==== ENTRIES SUPPLIED

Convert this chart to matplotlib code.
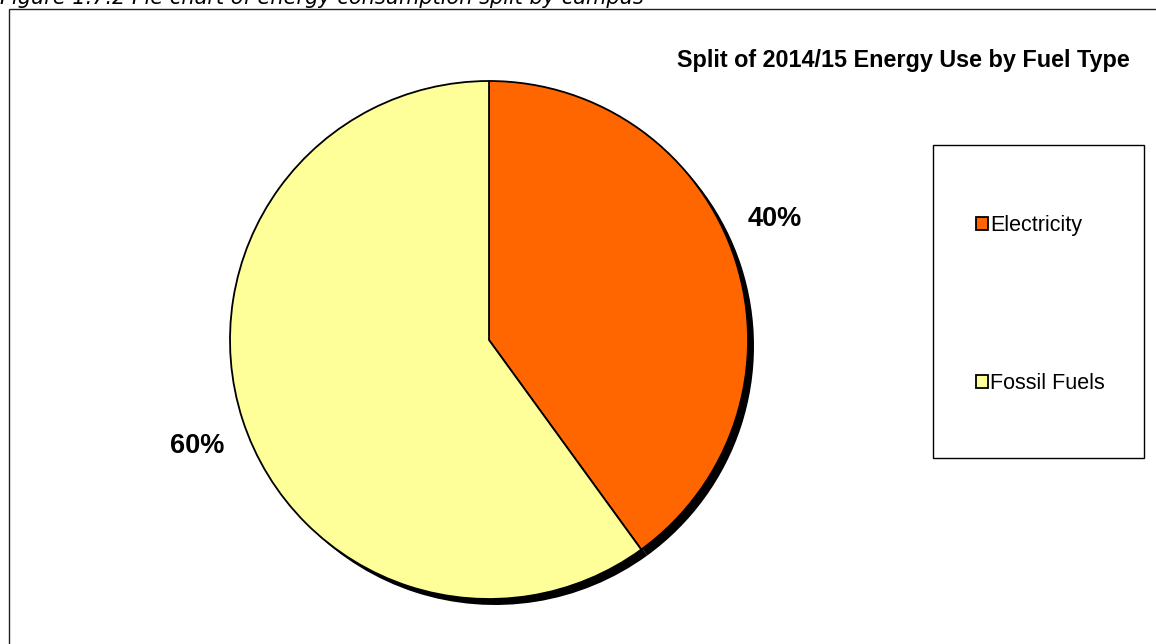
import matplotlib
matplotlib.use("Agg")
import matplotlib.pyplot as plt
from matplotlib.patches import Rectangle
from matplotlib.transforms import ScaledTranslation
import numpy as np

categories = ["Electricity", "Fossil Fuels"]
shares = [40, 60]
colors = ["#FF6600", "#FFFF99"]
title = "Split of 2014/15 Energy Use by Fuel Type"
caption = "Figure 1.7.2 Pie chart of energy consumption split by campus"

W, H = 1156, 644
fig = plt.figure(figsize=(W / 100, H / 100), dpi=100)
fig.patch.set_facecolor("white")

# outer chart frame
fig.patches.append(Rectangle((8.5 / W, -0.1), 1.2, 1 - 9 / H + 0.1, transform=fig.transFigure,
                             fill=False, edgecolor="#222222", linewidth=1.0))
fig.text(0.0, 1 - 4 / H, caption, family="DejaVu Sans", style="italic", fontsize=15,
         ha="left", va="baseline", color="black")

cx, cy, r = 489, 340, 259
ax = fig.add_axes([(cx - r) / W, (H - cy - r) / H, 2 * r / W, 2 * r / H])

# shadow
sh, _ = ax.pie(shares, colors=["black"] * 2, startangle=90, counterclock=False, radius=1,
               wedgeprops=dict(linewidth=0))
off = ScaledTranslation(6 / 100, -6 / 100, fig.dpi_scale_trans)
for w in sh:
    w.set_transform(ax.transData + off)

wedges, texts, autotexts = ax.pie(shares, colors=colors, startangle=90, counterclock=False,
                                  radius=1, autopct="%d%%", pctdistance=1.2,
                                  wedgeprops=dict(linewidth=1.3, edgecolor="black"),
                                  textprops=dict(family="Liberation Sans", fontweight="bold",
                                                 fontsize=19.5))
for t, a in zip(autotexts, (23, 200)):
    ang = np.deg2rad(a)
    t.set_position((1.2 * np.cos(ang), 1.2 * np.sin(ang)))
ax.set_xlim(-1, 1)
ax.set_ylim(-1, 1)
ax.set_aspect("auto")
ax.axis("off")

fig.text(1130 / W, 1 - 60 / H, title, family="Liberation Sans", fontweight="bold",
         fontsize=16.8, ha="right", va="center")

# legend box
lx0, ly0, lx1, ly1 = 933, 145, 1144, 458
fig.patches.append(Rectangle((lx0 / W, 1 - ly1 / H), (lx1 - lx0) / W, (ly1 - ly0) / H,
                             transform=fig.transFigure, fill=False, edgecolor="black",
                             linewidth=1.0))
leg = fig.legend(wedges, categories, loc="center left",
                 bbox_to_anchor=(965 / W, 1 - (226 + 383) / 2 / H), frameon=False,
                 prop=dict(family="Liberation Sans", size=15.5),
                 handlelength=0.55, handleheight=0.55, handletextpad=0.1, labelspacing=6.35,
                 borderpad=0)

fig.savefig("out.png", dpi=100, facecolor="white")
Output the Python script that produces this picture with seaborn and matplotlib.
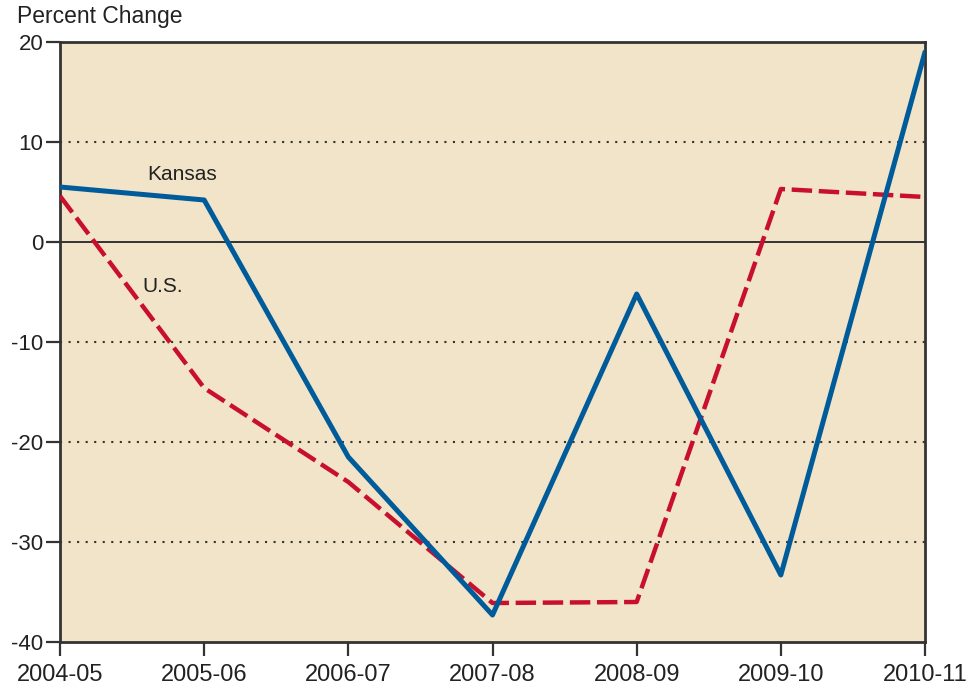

========

TASK PROMPT:
Copy out all of the data word for word. Do not carry over any picture.

ANSWER TO THE PROBLEM:
Convert this chart to matplotlib code.
import matplotlib
matplotlib.use("Agg")
import matplotlib.pyplot as plt
from matplotlib.patches import Rectangle
from matplotlib.transforms import ScaledTranslation
import numpy as np

categories = ["Electricity", "Fossil Fuels"]
shares = [40, 60]
colors = ["#FF6600", "#FFFF99"]
title = "Split of 2014/15 Energy Use by Fuel Type"
caption = "Figure 1.7.2 Pie chart of energy consumption split by campus"

W, H = 1156, 644
fig = plt.figure(figsize=(W / 100, H / 100), dpi=100)
fig.patch.set_facecolor("white")

# outer chart frame
fig.patches.append(Rectangle((8.5 / W, -0.1), 1.2, 1 - 9 / H + 0.1, transform=fig.transFigure,
                             fill=False, edgecolor="#222222", linewidth=1.0))
fig.text(0.0, 1 - 4 / H, caption, family="DejaVu Sans", style="italic", fontsize=15,
         ha="left", va="baseline", color="black")

cx, cy, r = 489, 340, 259
ax = fig.add_axes([(cx - r) / W, (H - cy - r) / H, 2 * r / W, 2 * r / H])

# shadow
sh, _ = ax.pie(shares, colors=["black"] * 2, startangle=90, counterclock=False, radius=1,
               wedgeprops=dict(linewidth=0))
off = ScaledTranslation(6 / 100, -6 / 100, fig.dpi_scale_trans)
for w in sh:
    w.set_transform(ax.transData + off)

wedges, texts, autotexts = ax.pie(shares, colors=colors, startangle=90, counterclock=False,
                                  radius=1, autopct="%d%%", pctdistance=1.2,
                                  wedgeprops=dict(linewidth=1.3, edgecolor="black"),
                                  textprops=dict(family="Liberation Sans", fontweight="bold",
                                                 fontsize=19.5))
for t, a in zip(autotexts, (23, 200)):
    ang = np.deg2rad(a)
    t.set_position((1.2 * np.cos(ang), 1.2 * np.sin(ang)))
ax.set_xlim(-1, 1)
ax.set_ylim(-1, 1)
ax.set_aspect("auto")
ax.axis("off")

fig.text(1130 / W, 1 - 60 / H, title, family="Liberation Sans", fontweight="bold",
         fontsize=16.8, ha="right", va="center")

# legend box
lx0, ly0, lx1, ly1 = 933, 145, 1144, 458
fig.patches.append(Rectangle((lx0 / W, 1 - ly1 / H), (lx1 - lx0) / W, (ly1 - ly0) / H,
                             transform=fig.transFigure, fill=False, edgecolor="black",
                             linewidth=1.0))
leg = fig.legend(wedges, categories, loc="center left",
                 bbox_to_anchor=(965 / W, 1 - (226 + 383) / 2 / H), frameon=False,
                 prop=dict(family="Liberation Sans", size=15.5),
                 handlelength=0.55, handleheight=0.55, handletextpad=0.1, labelspacing=6.35,
                 borderpad=0)

fig.savefig("out.png", dpi=100, facecolor="white")
Output the Python script that produces this picture with seaborn and matplotlib.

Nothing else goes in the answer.